La peligrosa Rosario


La mafia y el hampa sicarial continúan desplegando una estelaridad equivoca, un protagonismo repelente y abyecto, en los canales de televisión colombianos, dedicados, según postulan sus voceros, a denunciar los trágicos finales de los malos muchachos, pero no sin antes haberse regodeado y lucrado durante meses enteros retratando sus vidas, a veces cómodas, con frecuencia  tempestuosas en el origen,  pero siempre “singulares”, llamativas y lujuriosas. ¿Y qué importa una mala muerte frente a una gran vida? Tal es la respuesta que, seguramente  escucharíamos en las barriadas de las grandes ciudades o en las mansiones guachafas de los gerentes de  producción de nieve, vapuleados los unos por una cotidianeidad cruel  sin mucha opción, y obnubilados los otros por la realidad gozosa de sus inverosímiles finanzas.

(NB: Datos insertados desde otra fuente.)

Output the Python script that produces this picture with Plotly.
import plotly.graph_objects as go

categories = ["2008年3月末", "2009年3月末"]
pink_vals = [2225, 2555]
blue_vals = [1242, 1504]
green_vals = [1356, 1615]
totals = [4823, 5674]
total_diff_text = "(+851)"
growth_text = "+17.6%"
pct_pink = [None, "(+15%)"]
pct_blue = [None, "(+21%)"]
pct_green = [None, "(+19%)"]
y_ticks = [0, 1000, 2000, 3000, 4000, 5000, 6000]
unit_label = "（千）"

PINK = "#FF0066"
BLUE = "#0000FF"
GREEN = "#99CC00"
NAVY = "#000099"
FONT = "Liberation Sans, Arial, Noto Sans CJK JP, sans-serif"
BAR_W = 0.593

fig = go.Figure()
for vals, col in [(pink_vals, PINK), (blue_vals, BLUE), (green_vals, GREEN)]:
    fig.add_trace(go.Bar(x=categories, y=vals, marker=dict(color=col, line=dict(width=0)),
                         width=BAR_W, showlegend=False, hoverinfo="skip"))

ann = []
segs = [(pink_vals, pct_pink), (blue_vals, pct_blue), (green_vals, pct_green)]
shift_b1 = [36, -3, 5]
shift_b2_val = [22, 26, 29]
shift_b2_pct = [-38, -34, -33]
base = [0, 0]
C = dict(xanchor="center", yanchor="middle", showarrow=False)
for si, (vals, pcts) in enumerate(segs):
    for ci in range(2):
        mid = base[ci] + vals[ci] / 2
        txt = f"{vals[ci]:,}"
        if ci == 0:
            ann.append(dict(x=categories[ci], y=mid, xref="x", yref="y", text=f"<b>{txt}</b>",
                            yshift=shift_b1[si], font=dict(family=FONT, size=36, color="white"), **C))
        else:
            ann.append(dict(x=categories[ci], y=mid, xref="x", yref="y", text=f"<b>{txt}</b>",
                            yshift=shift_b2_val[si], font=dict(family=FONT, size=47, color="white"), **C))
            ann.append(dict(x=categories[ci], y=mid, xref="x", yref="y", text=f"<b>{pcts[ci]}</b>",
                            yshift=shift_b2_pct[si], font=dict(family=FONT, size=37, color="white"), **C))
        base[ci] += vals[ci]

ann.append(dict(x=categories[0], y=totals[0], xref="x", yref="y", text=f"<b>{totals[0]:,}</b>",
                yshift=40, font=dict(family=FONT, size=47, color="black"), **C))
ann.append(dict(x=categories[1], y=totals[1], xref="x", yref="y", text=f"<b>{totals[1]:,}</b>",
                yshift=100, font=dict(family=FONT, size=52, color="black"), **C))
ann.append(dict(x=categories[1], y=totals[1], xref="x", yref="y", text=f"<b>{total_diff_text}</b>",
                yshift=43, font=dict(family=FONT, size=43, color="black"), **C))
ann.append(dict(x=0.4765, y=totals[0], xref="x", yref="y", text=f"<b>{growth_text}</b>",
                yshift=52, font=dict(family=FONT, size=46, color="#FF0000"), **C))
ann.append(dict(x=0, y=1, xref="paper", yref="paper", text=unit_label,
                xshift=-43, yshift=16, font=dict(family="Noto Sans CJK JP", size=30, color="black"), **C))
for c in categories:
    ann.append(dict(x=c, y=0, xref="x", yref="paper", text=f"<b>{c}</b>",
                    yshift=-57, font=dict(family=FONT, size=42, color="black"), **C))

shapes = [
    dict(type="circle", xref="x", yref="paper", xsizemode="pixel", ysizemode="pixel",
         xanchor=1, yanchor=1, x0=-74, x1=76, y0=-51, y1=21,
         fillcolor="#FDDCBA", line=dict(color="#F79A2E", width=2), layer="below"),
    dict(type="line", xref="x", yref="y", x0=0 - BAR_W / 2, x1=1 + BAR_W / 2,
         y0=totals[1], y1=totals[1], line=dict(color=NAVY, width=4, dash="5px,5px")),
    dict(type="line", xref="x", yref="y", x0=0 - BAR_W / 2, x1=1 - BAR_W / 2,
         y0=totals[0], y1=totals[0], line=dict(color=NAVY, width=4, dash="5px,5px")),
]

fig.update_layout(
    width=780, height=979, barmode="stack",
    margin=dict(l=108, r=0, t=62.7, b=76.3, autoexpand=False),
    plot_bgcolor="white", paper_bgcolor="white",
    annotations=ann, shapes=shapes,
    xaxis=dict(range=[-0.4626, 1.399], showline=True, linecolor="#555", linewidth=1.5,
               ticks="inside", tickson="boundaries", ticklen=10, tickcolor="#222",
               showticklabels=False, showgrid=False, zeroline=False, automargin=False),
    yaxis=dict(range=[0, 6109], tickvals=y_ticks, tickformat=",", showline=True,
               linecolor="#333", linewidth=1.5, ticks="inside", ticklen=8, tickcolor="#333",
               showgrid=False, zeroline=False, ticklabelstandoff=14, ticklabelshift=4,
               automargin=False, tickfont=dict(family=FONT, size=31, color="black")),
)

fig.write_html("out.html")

Es increíble que sigan apareciendo series y melodramas con esta miserable temática, y que los modismos, las ocurrencias, las reacciones y, en suma, la patología temible del lumpen, se encuentre de moda y sea parte fundamental del espíritu social, y referente y arquetipo teatral de muchos actores, especialmente los más juveniles, improvisados y mediocres; y también asombra y preocupa que este recurso inescrupuloso sea bocatto di cardinale para muchos creativos, realizadores y libretistas. Aquí ya lo habíamos dicho: eso se llama traficar narcotráfico. Y no es que posemos de preceptos moralistas. El problema es de la hondura con que se afronte el problema del mal como lo demuestran Bataille, Pasolini y Sade
Un caso digno de estudio es el de Rosario Tijeras. Nacida de la imaginación del escritor antioqueño Jorge Franco, esta pequeña novela pasó de la timidez y la discreción de sus primera ediciones a la estrepitosa fama y el boato que le dona el cinematógrafo a las obras literarias, metamorfosis ambigua que seguramente es muy difícil rechazar, y por la que han pasado, casi siempre para su infortunio, Cervantes, Kafka, Kundera, Sthendal, Proust, Fitzgerald y hasta el temperamental, hereje y obsceno James Joyce. Una crítica a favor del libro en el periódico el Tiempo, escrita por el  gurú de las columnas populares, Enrique Santos Calderón, la puso en la mira de los perseguidores de novedades literarias, recién vio la luz a mediados del año 1999. Hasta ahí la cosa era normal, pero después arribó la adaptación al cine, protagonizada por la  eclipsante y sugestiva Flora Martínez, y entonces la sicaria mordaz y oportunista escapó del reino de la tinta al del celuloide con pasos triunfales. Sin embargo, ni Flora Martínez pudo esconder la pobreza de esta trama, por lo menos en su adaptación fílmica: muestrario –o bestiario-  de Neorrealismo cursi e impostado, una híbrido de Corín Tellado y Dashiel Hammett, una simboisis de Vittorio de Sica  y Fernando Gaitán, de Amores perros y Cuando las colegialas crecen. Y si se tiene en cuenta de que el modelo representado por esta heroína no es muy ejemplar que digamos, el trasfondo del asunto se complica. Habitamos un universo filtrado hasta el tuétano por la corrupción y la más cruenta violencia, donde existe hace tiempo un Olimpo erigido a los mitos y las iconografías Camp de la mafia, y alimentar esta tempestuosa hoguera no parece una idea muy benéfica, sino un eslabón más del gran negocio, otro de sus tentáculos mortíferos. Hace poco, en un colegio de Medellín, una chica de apenas catorce años fue sorprendida con un expresivo revólver entre su maletín: la vida copia el mal arte y la mala literatura, y ya en los barrios sub normales empiezan a aparecer los remedos de Rosario Tijeras.
Tal vez fue el gran maestro del guión Jean-Claude Carriere –el escritor de cabecera de Don Luis Buñuel- quién dijo que, cuando una novela o una obra de ficción es adaptada rápidamente al cine o la televisión, está es una gran noticia para los cinematografistas y una pésima noticia para el escritor del artificio. Pues bien, aunque el dinero que debe haber recibido por las adaptaciones de su novela no debe ser pírrico, no sabemos qué tan contento se encuentre el autor de Rosario Tijeras. El cine y la televisión le han arrancado de las manos a su primogénita, la han deformado, violado y ultrajado hasta el cansancio, convirtiéndola en un producto de consumo y en una heroína barata que le presta un flaco servicio al universo de la imaginación.
Digámoslo sinceramente: Rosario Tijeras es el personaje más detestable, repelente y equívoco de la historia de la literatura colombiana… o por lo menos del cine.